Drawing on the sensibilities of ambient, folk, post-rock, spoken word and sound collage, Dao Strom’s latest full-length Tender Revolutions is the embodiment of this style. A joint release between Antiquated Future Records and Beacon Sound, the album comes complete with an accompanying book, released via The 3rd Thing press, to support and expand upon its themes. “These songs are, for me, inward and outward (ex)tendings across boundaries of self, diaspora, modalities of voice, across fractures and refractions,” as Strom explains. “They are attempts at honoring small points and lines of connectivity I’ve been entangling in, for over a decade now, namely through creative collaborations and friendships with other Vietnamese women writers and artists.” A mission set out in the title itself. “The word tender is born of a gesture, an image, of something being stretched (the root ten- meaning “to stretch”),” Strom continues:
A thinning, an invocation of vulnerability, thus occurs with this action of stretching—to become tender, to tend toward in order to make contact with (an)other, requires stretching oneself; a thinning of the fabric or barrier between, occurs. What is a revolution that leads with this pretext of thinning—of allowing a softening, even a porousness, of that which holds us apart? And what does it mean to re-volve? To turn back (re-) again and again, to roll (volvere), in the cyclical way of celestial bodies or seasons, following a larger logic of changes as recurrent, trusting that this movement of a continual turning and turning (rolling back) will eventually arrive us also at a turning over: a (r)evolving of the old into a possible new. [R]evolution as ongoing, inevitable, as both instigating and returning.
But/and: a tender is also a boat—a smaller vessel that can access waters the larger boat is too big for; a tender is needed, for instance, to carry passengers from the larger boat to shore, to ferry objects between two larger vessels.
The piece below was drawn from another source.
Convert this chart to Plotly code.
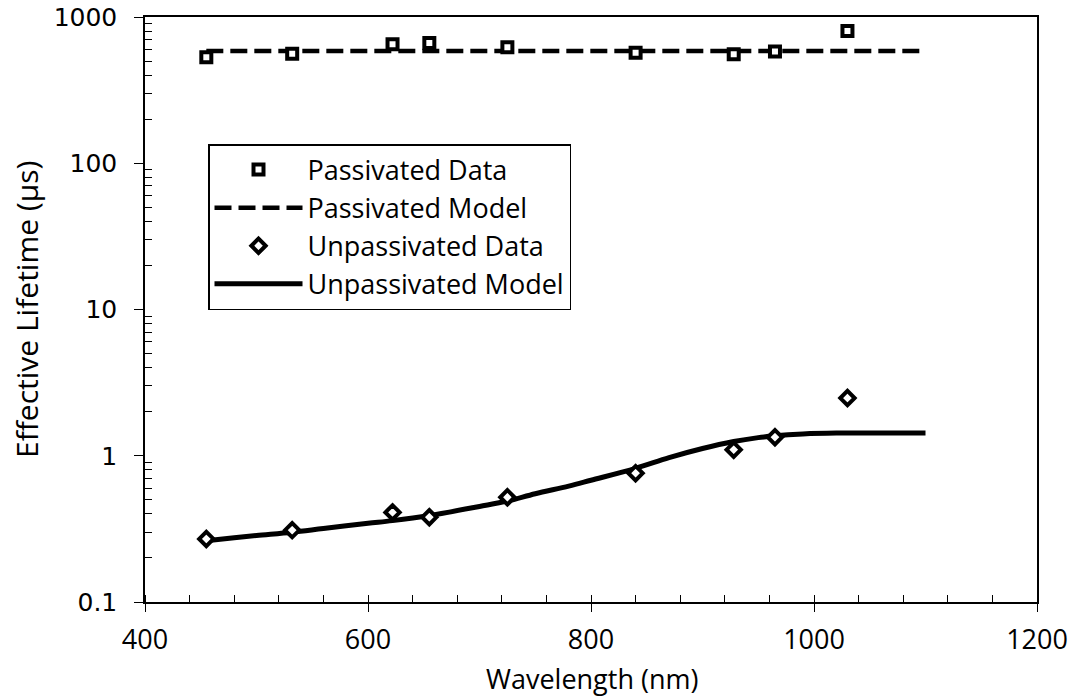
import plotly.graph_objects as go

# ---- data ----
data_wavelength = [455, 532, 622, 655, 725, 840, 928, 965, 1030]
passivated_data = [530, 560, 650, 665, 620, 570, 556, 580, 802]
unpassivated_data = [0.27, 0.31, 0.41, 0.38, 0.52, 0.76, 1.10, 1.34, 2.48]

model_wavelength = [455, 480, 500, 532, 560, 600, 622, 655, 700, 725, 750, 780, 800,
                    840, 870, 900, 928, 950, 965, 990, 1020, 1050, 1100]
passivated_model = [585] * len(model_wavelength)
unpassivated_model = [0.262, 0.275, 0.285, 0.30, 0.318, 0.345, 0.36, 0.39, 0.45, 0.49,
                      0.55, 0.62, 0.68, 0.82, 0.97, 1.12, 1.25, 1.33, 1.37, 1.41,
                      1.43, 1.43, 1.43]

y_tickvals = [0.1, 1, 10, 100, 1000]
y_ticktext = ["0.1", "1", "10", "100", "1000"]
x_tickvals = [400, 600, 800, 1000, 1200]
x_title = "Wavelength (nm)"
y_title = "Effective Lifetime (µs)"

TXT = "Open Sans"
NUM = "DejaVu Sans"

W, H = 1078, 698
L, R, T, B = 145, 41, 17, 96
PW, PH = W - L - R, H - T - B


def px_x(p):
    return (p - L) / PW


def px_y(p):
    return (H - B - p) / PH


fig = go.Figure()
fig.add_trace(go.Scatter(x=model_wavelength, y=passivated_model, mode="lines",
                         name="Passivated Model", legendrank=2,
                         line=dict(color="black", width=4.5, dash="17px,7px")))
fig.add_trace(go.Scatter(x=model_wavelength, y=unpassivated_model, mode="lines",
                         name="Unpassivated Model", legendrank=4,
                         line=dict(color="black", width=5, shape="spline")))
fig.add_trace(go.Scatter(x=data_wavelength, y=passivated_data, mode="markers",
                         name="Passivated Data", legendrank=1,
                         marker=dict(symbol="square", size=10, color="white",
                                     line=dict(color="black", width=4))))
fig.add_trace(go.Scatter(x=data_wavelength, y=unpassivated_data, mode="markers",
                         name="Unpassivated Data", legendrank=3,
                         marker=dict(symbol="diamond", size=11, color="white",
                                     line=dict(color="black", width=4))))

minor_y = [m * 10.0 ** e for e in range(-1, 3) for m in range(2, 10)]

fig.update_layout(
    width=W, height=H,
    margin=dict(l=L, r=R, t=T, b=B),
    paper_bgcolor="white", plot_bgcolor="white",
    font=dict(family=TXT, color="black"),
    showlegend=True,
    legend=dict(x=px_x(208), y=px_y(144), xanchor="left", yanchor="top",
                bordercolor="black", borderwidth=1.5, bgcolor="white",
                font=dict(family=TXT, size=27, color="black"),
                itemwidth=88, tracegroupgap=0, traceorder="normal"),
    xaxis=dict(range=[400, 1200], tickvals=x_tickvals, automargin=False,
               showline=True, linecolor="black", linewidth=1.5, mirror=True,
               ticks="outside", ticklen=8, tickwidth=1.2, tickcolor="black",
               ticklabelstandoff=5,
               showgrid=False, zeroline=False,
               tickfont=dict(family=TXT, size=27, color="black"),
               minor=dict(dtick=40, tick0=400, ticks="inside", ticklen=7,
                          tickcolor="black", tickwidth=1, showgrid=False)),
    yaxis=dict(type="log", range=[-1, 3], tickvals=y_tickvals, ticktext=y_ticktext,
               automargin=False,
               showline=True, linecolor="black", linewidth=1.5, mirror=True,
               ticks="outside", ticklen=9, tickwidth=1.2, tickcolor="black",
               ticklabelstandoff=12,
               showgrid=False, zeroline=False,
               tickfont=dict(family=NUM, size=25, color="black"),
               minor=dict(tickmode="array", tickvals=minor_y, ticks="inside", ticklen=7,
                          tickcolor="black", tickwidth=1, showgrid=False)),
    annotations=[
        dict(text=x_title, xref="paper", yref="paper", x=px_x(592), y=px_y(678),
             xanchor="center", yanchor="middle", showarrow=False,
             font=dict(family=TXT, size=27, color="black")),
        dict(text=y_title, xref="paper", yref="paper", x=px_x(26), y=px_y(310),
             xanchor="center", yanchor="middle", showarrow=False, textangle=-90,
             font=dict(family=TXT, size=30, color="black")),
    ],
)

fig.write_html("out.html")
Smallness is needed to access the spaces in-between, those shallower waters and narrower channels, to navigate aspects not visible until one gets closer in. Tender is, too, a form of currency—exchange: value of one good validated by another. Does this mean to tender is to navigate certain transactions from the level of the water?
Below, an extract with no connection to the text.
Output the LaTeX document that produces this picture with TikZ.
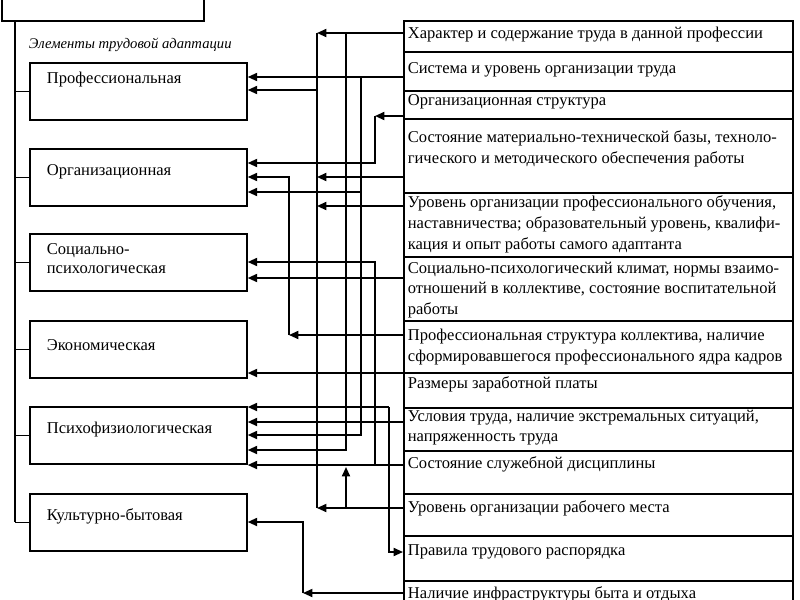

Tender is our form of currency
The hands of the tenders also tender
(and sometimes raw)
We could follow the river
Unfurling with a slow pace that could be read as either calmness or solemnity, latest single ‘take’ taps into the larger rhythms Dao Strom alludes to in the above artist statement. Its lush ambient patience is not so much glacial as seasonal or celestial. What results is the sense of a new plane opening up within the ordinary arrangement of space and time. One created free from the strictures of normal human order, or else in defiance of such self-imposed limitation. That is, a place where history, memory, physical experience and dreams can coexist, coalesce, combine to form a radical new sense of possibility. “I’m taking something back / I’ll let you know where I find it,” as Strom sings in the opening lines. “The world might slip off track / when your pain moves away from the centre.”